══ Data lines

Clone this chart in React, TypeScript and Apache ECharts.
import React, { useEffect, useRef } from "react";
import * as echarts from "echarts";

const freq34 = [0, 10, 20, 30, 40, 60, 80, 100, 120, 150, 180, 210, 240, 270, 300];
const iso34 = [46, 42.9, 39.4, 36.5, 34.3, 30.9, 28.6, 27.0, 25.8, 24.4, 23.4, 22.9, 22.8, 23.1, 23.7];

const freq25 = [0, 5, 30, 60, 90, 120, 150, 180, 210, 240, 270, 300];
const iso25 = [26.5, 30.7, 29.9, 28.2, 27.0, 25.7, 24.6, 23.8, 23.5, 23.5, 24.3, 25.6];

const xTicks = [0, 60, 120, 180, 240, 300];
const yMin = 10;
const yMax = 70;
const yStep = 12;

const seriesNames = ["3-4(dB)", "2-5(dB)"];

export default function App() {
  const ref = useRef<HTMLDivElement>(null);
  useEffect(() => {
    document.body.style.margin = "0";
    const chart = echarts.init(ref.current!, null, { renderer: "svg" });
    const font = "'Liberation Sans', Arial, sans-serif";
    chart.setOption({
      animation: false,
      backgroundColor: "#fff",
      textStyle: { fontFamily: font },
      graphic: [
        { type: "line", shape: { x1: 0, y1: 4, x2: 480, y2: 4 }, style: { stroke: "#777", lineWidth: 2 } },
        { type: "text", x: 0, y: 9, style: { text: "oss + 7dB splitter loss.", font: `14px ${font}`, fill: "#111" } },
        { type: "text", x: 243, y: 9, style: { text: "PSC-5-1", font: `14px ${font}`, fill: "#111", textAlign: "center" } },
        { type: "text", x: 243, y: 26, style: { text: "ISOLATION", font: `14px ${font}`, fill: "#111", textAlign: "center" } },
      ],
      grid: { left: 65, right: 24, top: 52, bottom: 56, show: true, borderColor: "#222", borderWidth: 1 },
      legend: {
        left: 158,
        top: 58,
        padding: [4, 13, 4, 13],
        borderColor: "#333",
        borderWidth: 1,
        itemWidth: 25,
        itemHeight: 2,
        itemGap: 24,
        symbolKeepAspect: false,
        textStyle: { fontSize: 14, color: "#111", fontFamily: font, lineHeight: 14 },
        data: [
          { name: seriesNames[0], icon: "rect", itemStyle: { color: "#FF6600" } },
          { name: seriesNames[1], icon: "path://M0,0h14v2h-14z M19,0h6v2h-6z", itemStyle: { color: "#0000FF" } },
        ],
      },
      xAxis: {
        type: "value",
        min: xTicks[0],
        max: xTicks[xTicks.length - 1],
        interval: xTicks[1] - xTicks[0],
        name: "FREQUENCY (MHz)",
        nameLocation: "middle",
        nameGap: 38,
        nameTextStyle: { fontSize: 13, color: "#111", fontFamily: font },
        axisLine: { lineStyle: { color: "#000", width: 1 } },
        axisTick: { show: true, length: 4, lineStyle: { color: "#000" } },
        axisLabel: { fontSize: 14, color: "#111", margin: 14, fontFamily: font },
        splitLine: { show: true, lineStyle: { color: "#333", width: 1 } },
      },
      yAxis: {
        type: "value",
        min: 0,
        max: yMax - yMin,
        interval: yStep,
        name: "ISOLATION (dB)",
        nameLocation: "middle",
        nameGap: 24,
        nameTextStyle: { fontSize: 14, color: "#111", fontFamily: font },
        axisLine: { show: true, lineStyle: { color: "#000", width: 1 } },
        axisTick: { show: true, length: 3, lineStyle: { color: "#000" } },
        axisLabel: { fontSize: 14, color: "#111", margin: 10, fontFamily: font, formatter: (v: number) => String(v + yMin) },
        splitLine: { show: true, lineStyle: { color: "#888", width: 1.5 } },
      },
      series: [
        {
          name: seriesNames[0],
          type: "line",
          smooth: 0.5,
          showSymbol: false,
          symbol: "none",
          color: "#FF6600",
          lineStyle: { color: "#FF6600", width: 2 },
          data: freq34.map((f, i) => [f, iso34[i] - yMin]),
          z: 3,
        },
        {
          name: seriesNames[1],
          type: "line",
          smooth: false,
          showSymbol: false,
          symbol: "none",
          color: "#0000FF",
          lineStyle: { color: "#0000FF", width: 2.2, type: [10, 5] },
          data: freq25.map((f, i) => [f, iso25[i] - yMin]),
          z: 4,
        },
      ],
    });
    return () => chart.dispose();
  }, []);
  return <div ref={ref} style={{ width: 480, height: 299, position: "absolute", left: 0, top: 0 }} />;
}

════

## Exercise details:
Copy out all of the lines above exactly.

## Task response:
Clone this chart in React, TypeScript and Apache ECharts.
import React, { useEffect, useRef } from "react";
import * as echarts from "echarts";

const freq34 = [0, 10, 20, 30, 40, 60, 80, 100, 120, 150, 180, 210, 240, 270, 300];
const iso34 = [46, 42.9, 39.4, 36.5, 34.3, 30.9, 28.6, 27.0, 25.8, 24.4, 23.4, 22.9, 22.8, 23.1, 23.7];

const freq25 = [0, 5, 30, 60, 90, 120, 150, 180, 210, 240, 270, 300];
const iso25 = [26.5, 30.7, 29.9, 28.2, 27.0, 25.7, 24.6, 23.8, 23.5, 23.5, 24.3, 25.6];

const xTicks = [0, 60, 120, 180, 240, 300];
const yMin = 10;
const yMax = 70;
const yStep = 12;

const seriesNames = ["3-4(dB)", "2-5(dB)"];

export default function App() {
  const ref = useRef<HTMLDivElement>(null);
  useEffect(() => {
    document.body.style.margin = "0";
    const chart = echarts.init(ref.current!, null, { renderer: "svg" });
    const font = "'Liberation Sans', Arial, sans-serif";
    chart.setOption({
      animation: false,
      backgroundColor: "#fff",
      textStyle: { fontFamily: font },
      graphic: [
        { type: "line", shape: { x1: 0, y1: 4, x2: 480, y2: 4 }, style: { stroke: "#777", lineWidth: 2 } },
        { type: "text", x: 0, y: 9, style: { text: "oss + 7dB splitter loss.", font: `14px ${font}`, fill: "#111" } },
        { type: "text", x: 243, y: 9, style: { text: "PSC-5-1", font: `14px ${font}`, fill: "#111", textAlign: "center" } },
        { type: "text", x: 243, y: 26, style: { text: "ISOLATION", font: `14px ${font}`, fill: "#111", textAlign: "center" } },
      ],
      grid: { left: 65, right: 24, top: 52, bottom: 56, show: true, borderColor: "#222", borderWidth: 1 },
      legend: {
        left: 158,
        top: 58,
        padding: [4, 13, 4, 13],
        borderColor: "#333",
        borderWidth: 1,
        itemWidth: 25,
        itemHeight: 2,
        itemGap: 24,
        symbolKeepAspect: false,
        textStyle: { fontSize: 14, color: "#111", fontFamily: font, lineHeight: 14 },
        data: [
          { name: seriesNames[0], icon: "rect", itemStyle: { color: "#FF6600" } },
          { name: seriesNames[1], icon: "path://M0,0h14v2h-14z M19,0h6v2h-6z", itemStyle: { color: "#0000FF" } },
        ],
      },
      xAxis: {
        type: "value",
        min: xTicks[0],
        max: xTicks[xTicks.length - 1],
        interval: xTicks[1] - xTicks[0],
        name: "FREQUENCY (MHz)",
        nameLocation: "middle",
        nameGap: 38,
        nameTextStyle: { fontSize: 13, color: "#111", fontFamily: font },
        axisLine: { lineStyle: { color: "#000", width: 1 } },
        axisTick: { show: true, length: 4, lineStyle: { color: "#000" } },
        axisLabel: { fontSize: 14, color: "#111", margin: 14, fontFamily: font },
        splitLine: { show: true, lineStyle: { color: "#333", width: 1 } },
      },
      yAxis: {
        type: "value",
        min: 0,
        max: yMax - yMin,
        interval: yStep,
        name: "ISOLATION (dB)",
        nameLocation: "middle",
        nameGap: 24,
        nameTextStyle: { fontSize: 14, color: "#111", fontFamily: font },
        axisLine: { show: true, lineStyle: { color: "#000", width: 1 } },
        axisTick: { show: true, length: 3, lineStyle: { color: "#000" } },
        axisLabel: { fontSize: 14, color: "#111", margin: 10, fontFamily: font, formatter: (v: number) => String(v + yMin) },
        splitLine: { show: true, lineStyle: { color: "#888", width: 1.5 } },
      },
      series: [
        {
          name: seriesNames[0],
          type: "line",
          smooth: 0.5,
          showSymbol: false,
          symbol: "none",
          color: "#FF6600",
          lineStyle: { color: "#FF6600", width: 2 },
          data: freq34.map((f, i) => [f, iso34[i] - yMin]),
          z: 3,
        },
        {
          name: seriesNames[1],
          type: "line",
          smooth: false,
          showSymbol: false,
          symbol: "none",
          color: "#0000FF",
          lineStyle: { color: "#0000FF", width: 2.2, type: [10, 5] },
          data: freq25.map((f, i) => [f, iso25[i] - yMin]),
          z: 4,
        },
      ],
    });
    return () => chart.dispose();
  }, []);
  return <div ref={ref} style={{ width: 480, height: 299, position: "absolute", left: 0, top: 0 }} />;
}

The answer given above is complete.